[Dovecot] best choice of user database file to work with postfix?

Brian Candler B.Candler at pobox.com
Wed Apr 21 18:03:48 EEST 2010


On Wed, Apr 21, 2010 at 10:32:36AM -0400, Phil Howard wrote:
> Ideal would be a one-file solution, which can be managed by
> text editing or simple command line tools.  But what I want is ONE file that
> both Postfix (for valid recipients) and Dovecot (for user login
> authentication) can use together.  An alternative is some way to get Postfix
> to go through Dovecot to query for users (at the time of mail arriving on
> SMTP so it doesn't queue anything that would later be rejected).  This is a
> smallish setup on one server, with probably a max of 50 to 100 users and 50
> or so role account mailboxes over the next year or two.  Any
> recommendations?

If you can't get postfix to read dovecot's virtual users, try switching to
exim.  I found exim can be configured to read pretty much any format you
like.  For example, I got exim to read courier-imap's userdb.dat files:

# Lookup in userdb. If the address lookup succeeds, then we set
# address_data. If it's forced to fail, we'll drop through to the next
# router.

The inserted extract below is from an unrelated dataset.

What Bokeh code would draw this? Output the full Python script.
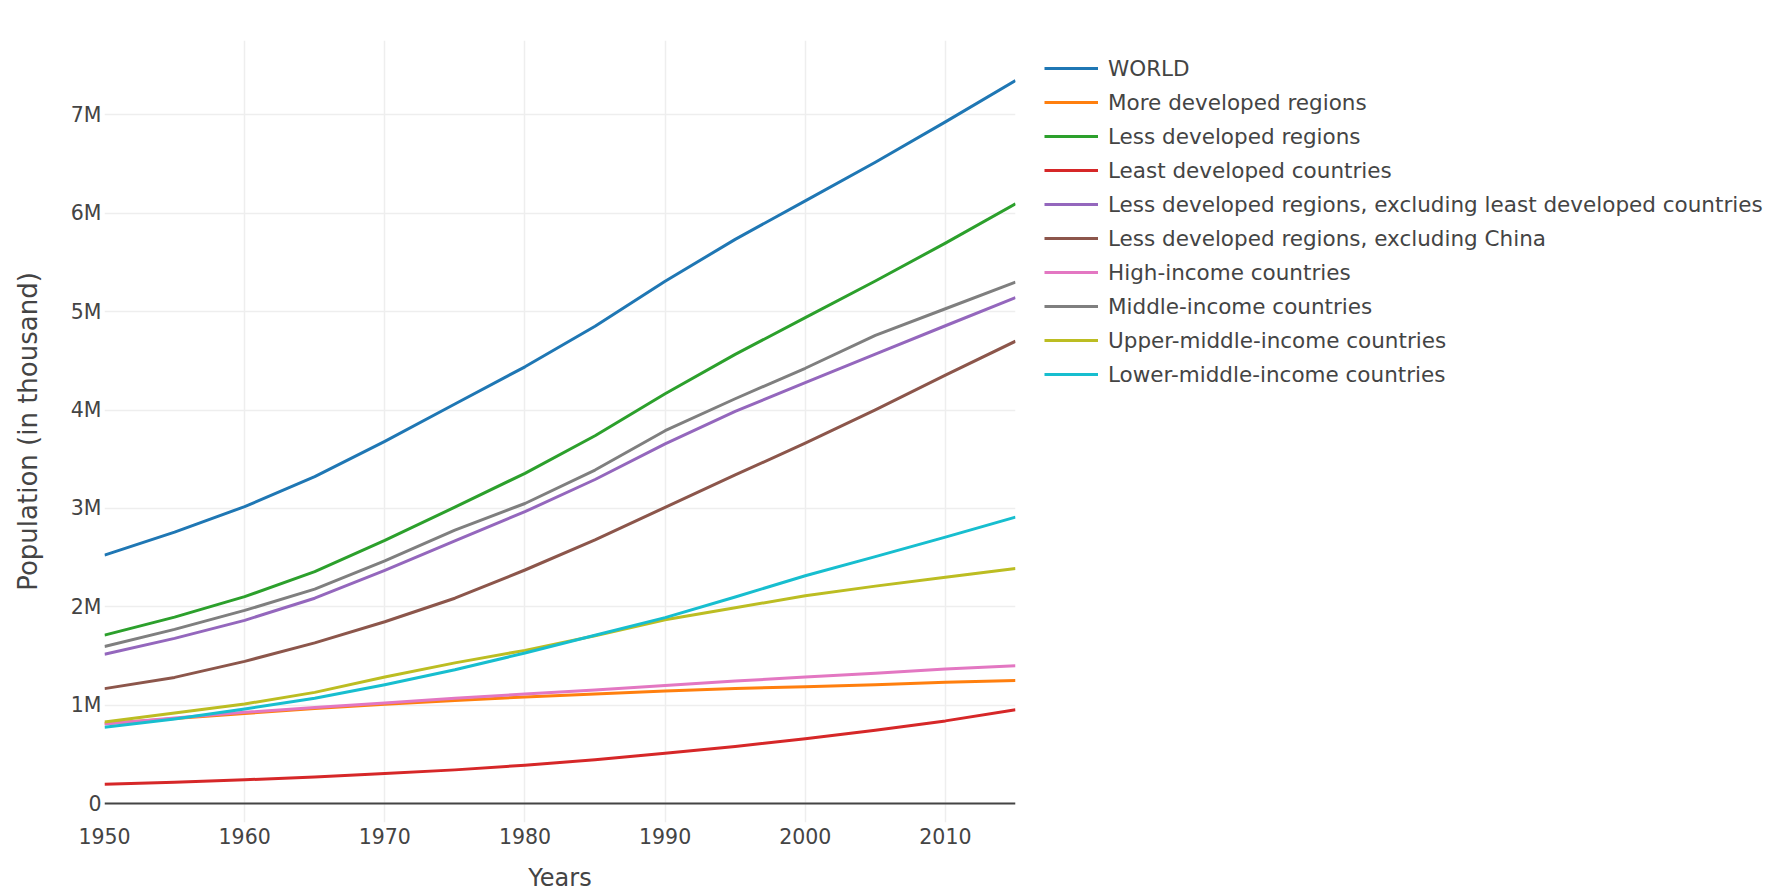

If a temporary error occurs (e.g. file not readable), we'll defer.

reset_address_data:
  driver                = redirect
  address_data          =
  data                  =

userdb_lookup:
  driver                = redirect
  condition             = ${if ! def:address_data}
  address_data          = source=userdb ${sg \
        {${lookup {$local_part@$domain} dbmnz {/path/to/userdb.dat} {$value} \
                {${lookup {@$domain} dbmnz {/path/to/userdb.dat} \
                        {$value} fail }} }} \
        {([^=]+)=([^|]+)\\|?} {\$1=\${quote:\$2\} } }
  # note space between \$2\} and the next }
  data                  =

Then use ${extract {home} {$address_data} ...} to get field "home" from the
userdb entry.

Basically what it's doing is finding the the .dat entry with key user at domain
or @domain (wildcard), finding a value of the form foo=bar|baz=qux and
rewriting it to foo="bar" baz="qux", which the ${extract} function expects.

This sort of coding in exim's configure file is not pretty, but it works
well.

With only 50-100 users you'd be fine with a plain text file rather (lsearch)
than a .dat

HTH,

Brian.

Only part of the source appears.